Should he have been masked for this moment?

FAUCI: He was negative on his test, Wolf, and we know from experience that if you have a negative test, the chances of your transmitting the virus even if you have an early infection are extraordinarily low because what the antigen test tells you is the amount of virus that's in your nasal pharynx. It's a sense of test, if it's negative, then the chances are extremely low even if you are infected, you'll transmit it to someone.

BLITZER: As you know, right now, we're in the midst of a summer COVID surge as a new variant is spreading around the country, the new school year has also begun for so many students. COVID hasn't necessarily been top of mind for a lot of us out there, at least lately.

So, what advice do you have, Dr. Fauci?

FAUCI: I think we need to follow how things evolve over the coming weeks to months, Wolf. We are seeing a late summer spurt. I don't know if you want to call it a real surge yet because, you know, we have a very low level of infection. We have a 19 percent increase over the last couple weeks in hospitalization, but that's a 19 percent increase over a very low number.

We want to watch it very carefully. I would imagine we're going to see an increase as we get into the fall and what we should do is follow the CDC recommendations. In fact, particularly among individuals at risk, the elderly and those with underlying conditions may want to as the cases increase to wear a mask when they're in indoor settings, particularly when there are crowds. [18:55:14]

And I'm not talking about mandating anything. I'm talking about good common sense and following the recommendations that we likely will get from the CDC as we proceed into the fall and if the cases increase in their number. Also importantly, Wolf, in a couple weeks by the end of September, we should have available a booster shot that appears to be very well matched in the sense of being able to protect against the circulating variants. We have EG.5 and FL.1.5 and a lot of XBB variants now circulating.

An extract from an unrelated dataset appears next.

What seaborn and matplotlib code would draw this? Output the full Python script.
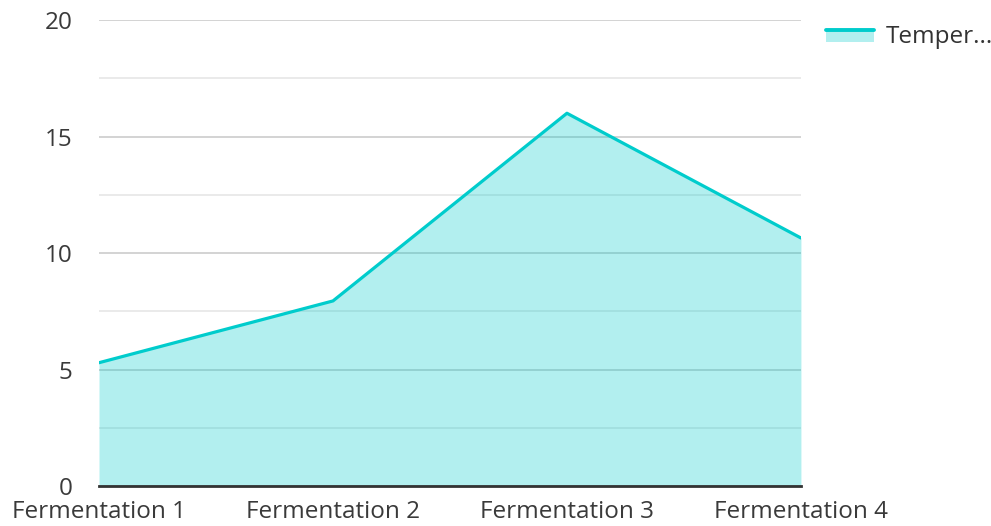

And the vaccine available towards the end of September is an XBB1 vaccine which could be very well matched to what we're seeing, which is all the more reason, particularly for people at risk, to seriously consider taking that vaccine when it becomes available.

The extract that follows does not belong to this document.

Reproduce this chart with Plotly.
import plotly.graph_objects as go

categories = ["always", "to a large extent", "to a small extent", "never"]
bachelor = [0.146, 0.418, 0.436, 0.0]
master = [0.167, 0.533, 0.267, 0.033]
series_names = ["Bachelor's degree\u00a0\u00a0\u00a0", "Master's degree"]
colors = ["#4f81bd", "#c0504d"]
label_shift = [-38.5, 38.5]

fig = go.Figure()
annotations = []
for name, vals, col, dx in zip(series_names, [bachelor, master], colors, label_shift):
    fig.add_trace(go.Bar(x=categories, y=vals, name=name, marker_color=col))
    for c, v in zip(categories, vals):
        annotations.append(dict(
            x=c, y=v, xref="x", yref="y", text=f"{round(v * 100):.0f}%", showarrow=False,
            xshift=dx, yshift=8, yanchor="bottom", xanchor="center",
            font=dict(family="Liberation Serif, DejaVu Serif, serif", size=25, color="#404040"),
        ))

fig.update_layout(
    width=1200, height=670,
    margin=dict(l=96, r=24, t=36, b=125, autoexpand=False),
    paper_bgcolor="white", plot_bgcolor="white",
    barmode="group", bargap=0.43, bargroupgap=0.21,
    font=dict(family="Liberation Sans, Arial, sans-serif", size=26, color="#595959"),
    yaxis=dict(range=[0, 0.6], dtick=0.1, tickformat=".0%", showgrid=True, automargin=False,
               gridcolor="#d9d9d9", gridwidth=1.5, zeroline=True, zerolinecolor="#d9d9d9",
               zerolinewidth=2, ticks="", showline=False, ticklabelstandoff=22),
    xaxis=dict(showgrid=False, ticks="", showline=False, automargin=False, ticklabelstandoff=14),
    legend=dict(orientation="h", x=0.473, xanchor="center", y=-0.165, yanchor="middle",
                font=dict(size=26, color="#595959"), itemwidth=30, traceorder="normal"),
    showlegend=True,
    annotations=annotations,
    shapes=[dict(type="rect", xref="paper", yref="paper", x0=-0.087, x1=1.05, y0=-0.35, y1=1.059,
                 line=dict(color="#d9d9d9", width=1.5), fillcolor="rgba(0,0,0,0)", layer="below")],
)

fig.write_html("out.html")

BLITZER: Excellent advice indeed. Dr. Anthony Fauci, thank you so much for joining us.

And we'll take a quick break, more news right after this.

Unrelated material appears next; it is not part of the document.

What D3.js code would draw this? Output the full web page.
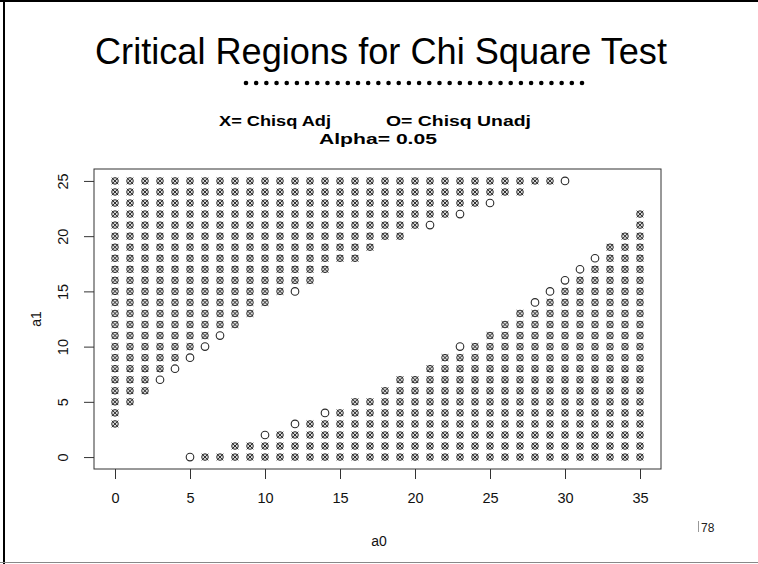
<!DOCTYPE html>
<html>
<head>
<meta charset="utf-8">
<script src="https://cdn.jsdelivr.net/npm/d3@7"></script>
<style>
  html, body { margin: 0; padding: 0; background: #fff; }
  svg { display: block; }
  text { font-family: "Liberation Sans", Arial, Helvetica, sans-serif; }
</style>
</head>
<body>
<svg id="chart" width="758" height="564"></svg>
<script>
// a0 values (columns of the grid)
const a0Values = d3.range(0, 36);

// Upper critical region: lowest a1 rejected by each test (null = none)
const adjUpperMin   = [3,5,6,8,9,10,11,12,12,13,14,15,16,16,17,18,18,19,20,20,21,22,22,23,23,24,24,24,25,25,null,null,null,null,null,null];
const unadjUpperMin = [3,5,6,7,8,9,10,11,12,13,14,15,15,16,17,18,18,19,20,20,21,21,22,22,23,23,24,24,25,25,25,null,null,null,null,null];

// Lower critical region: highest a1 rejected by each test (null = none)
const adjLowerMax   = [null,null,null,null,null,null,0,0,1,1,1,2,2,3,3,4,5,5,6,7,7,8,9,9,10,11,12,13,13,14,15,16,17,19,20,22];
const unadjLowerMax = [null,null,null,null,null,0,0,0,1,1,2,2,3,3,4,4,5,5,6,7,7,8,9,10,10,11,12,13,14,15,16,17,18,19,20,22];

const a1Max = 25;
const xTicks = [0, 5, 10, 15, 20, 25, 30, 35];
const yTicks = [0, 5, 10, 15, 20, 25];

// Build point lists for each test from the region bounds
function regionPoints(upperMin, lowerMax) {
  const pts = [];
  a0Values.forEach((a0, i) => {
    if (upperMin[i] !== null) for (let a1 = upperMin[i]; a1 <= a1Max; a1++) pts.push({a0, a1});
    if (lowerMax[i] !== null) for (let a1 = 0; a1 <= lowerMax[i]; a1++) pts.push({a0, a1});
  });
  return pts;
}
const adjPoints = regionPoints(adjUpperMin, adjLowerMax);
const unadjPoints = regionPoints(unadjUpperMin, unadjLowerMax);
const adjKeys = new Set(adjPoints.map(p => p.a0 + "," + p.a1));
const isAdj = d => adjKeys.has(d.a0 + "," + d.a1);

const svg = d3.select("#chart");

// Slide frame
svg.append("line").attr("x1", 0).attr("x2", 758).attr("y1", 1).attr("y2", 1)
  .attr("stroke", "#000").attr("stroke-width", 2);
svg.append("line").attr("x1", 4).attr("x2", 4).attr("y1", 0).attr("y2", 564)
  .attr("stroke", "#000").attr("stroke-width", 2);
svg.append("line").attr("x1", 0).attr("x2", 758).attr("y1", 562.5).attr("y2", 562.5)
  .attr("stroke", "#888").attr("stroke-width", 1);

// Slide title
svg.append("text").attr("x", 95).attr("y", 64)
  .attr("font-size", 36).attr("fill", "#000")
  .attr("textLength", 572).attr("lengthAdjust", "spacingAndGlyphs")
  .text("Critical Regions for Chi Square Test");

// Dotted rule under the title
const dotScale = d3.scaleLinear().domain([0, 33]).range([246, 582]);
svg.append("g").selectAll("circle").data(d3.range(0, 34)).join("circle")
  .attr("cx", d => dotScale(d)).attr("cy", 83).attr("r", 2.3).attr("fill", "#000");

// Plot title lines
const sub = svg.append("g").attr("font-weight", "bold").attr("font-size", 15.5).attr("fill", "#000");
sub.append("text").attr("x", 219).attr("y", 126)
  .attr("textLength", 112).attr("lengthAdjust", "spacingAndGlyphs").text("X= Chisq Adj");
sub.append("text").attr("x", 386).attr("y", 126)
  .attr("textLength", 145).attr("lengthAdjust", "spacingAndGlyphs").text("O= Chisq Unadj");
sub.append("text").attr("x", 319).attr("y", 144)
  .attr("textLength", 118).attr("lengthAdjust", "spacingAndGlyphs").text("Alpha= 0.05");

// Plot region (R-style 4% padding on the scales)
const plotL = 94, plotR = 661, plotT = 169, plotB = 469;
const x = d3.scaleLinear().domain([-1.4, 36.4]).range([plotL, plotR]);
const y = d3.scaleLinear().domain([-1.08, 26.08]).range([plotB, plotT]);

// Plot box
svg.append("rect").attr("x", plotL).attr("y", plotT).attr("width", plotR - plotL).attr("height", plotB - plotT)
  .attr("fill", "none").attr("stroke", "#333").attr("stroke-width", 1);

// Axes
const xAxis = svg.append("g").attr("transform", `translate(0,${plotB})`)
  .call(d3.axisBottom(x).tickValues(xTicks).tickSize(10).tickPadding(14).tickFormat(d3.format("d")));
xAxis.select(".domain").remove();
xAxis.selectAll("line").attr("stroke", "#333");
xAxis.selectAll("text").attr("font-size", 14.5).attr("fill", "#111")
  .attr("font-family", "'Liberation Sans', Arial, sans-serif");

const yAxis = svg.append("g").attr("transform", `translate(${plotL},0)`)
  .call(d3.axisLeft(y).tickValues(yTicks).tickSize(10).tickFormat(d3.format("d")));
yAxis.select(".domain").remove();
yAxis.selectAll("line").attr("stroke", "#333");
yAxis.selectAll("text").attr("font-size", 14.5).attr("fill", "#111")
  .attr("font-family", "'Liberation Sans', Arial, sans-serif")
  .attr("text-anchor", "middle").attr("x", null)
  .attr("transform", "translate(-31,0) rotate(-90)")
  .attr("dy", "0.35em");

// Axis titles
svg.append("text").attr("x", 379).attr("y", 546).attr("text-anchor", "middle")
  .attr("font-size", 14).attr("fill", "#111").text("a0");
svg.append("text").attr("transform", `translate(41,${(plotT + plotB) / 2}) rotate(-90)`)
  .attr("text-anchor", "middle").attr("font-size", 14).attr("fill", "#111").text("a1");

// Points: circles for the unadjusted test (shaded where the adjusted test also rejects)
svg.append("g").selectAll("circle").data(unadjPoints).join("circle")
  .attr("cx", d => x(d.a0)).attr("cy", d => y(d.a1))
  .attr("r", d => isAdj(d) ? 3.3 : 3.8)
  .attr("fill", d => isAdj(d) ? "#dcdcdc" : "none")
  .attr("stroke", "#2a2a2a").attr("stroke-width", d => isAdj(d) ? 1 : 1.1);

// Points: crosses for the adjusted test, reaching the corners of the marker box
const s = 3.3;
svg.append("g").selectAll("path").data(adjPoints).join("path")
  .attr("d", d => {
    const cx = x(d.a0), cy = y(d.a1);
    return `M${cx - s},${cy - s}L${cx + s},${cy + s}M${cx - s},${cy + s}L${cx + s},${cy - s}`;
  })
  .attr("stroke", "#2a2a2a").attr("stroke-width", 1).attr("fill", "none");

// Slide number
svg.append("line").attr("x1", 698.5).attr("x2", 698.5).attr("y1", 521).attr("y2", 532)
  .attr("stroke", "#999").attr("stroke-width", 1);
svg.append("text").attr("x", 701).attr("y", 532).attr("font-size", 12).attr("fill", "#222").text("78");
</script>
</body>
</html>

BLITZER: Finally tonight, we remember a dedicated public servant and an all around very good guy. The former New Mexico governor and former U.N. ambassador, Bill Richardson, died suddenly last week at the age of 75. He was truly an extraordinary politician and diplomat who also served in Congress as the U.S. energy secretary. I covered him for many years going back to the Clinton administration.

Back in 2010, I was honored to accompany Bill Richardson to North Korea and report on the communist regime during our six days in Pyongyang. I interviewed Richardson about North Korea numerous times after that, including just two weeks ago when he was here in Washington working on his latest efforts to free Americans held around the world. This time, it was the U.S. soldier Travis King currently held by Kim Jong Un's regime after he crossed the heavily armed DMZ.


BILL RICHARDSON, FORMER U.N. AMBASSADOR: We're going to try and bring him back. He's been gone five weeks. He's a troubled young man. He made a mistake going across, but that doesn't mean that we don't try to bring him back.

He's an American soldier, an American military man. He's got a family, a wonderful family, and it's our obligation to bring him back.


BLITZER: Bill Richardson helped bring many detained Americans home, including the WNBA star Brittney Griner, who was freed by Russia late last year.

His work on behalf of U.S. prisoners and hostages overseas is a huge part of Bill Richardson's remarkable life and legacy. My deepest, deepest condolences to his wife Barbara. May he rest in peace and may his memory be a blessing.

To our viewers, thanks very much for watching. I'm Wolf Blitzer in THE SITUATION ROOM.

"ERIN BURNETT OUTFRONT" starts right now.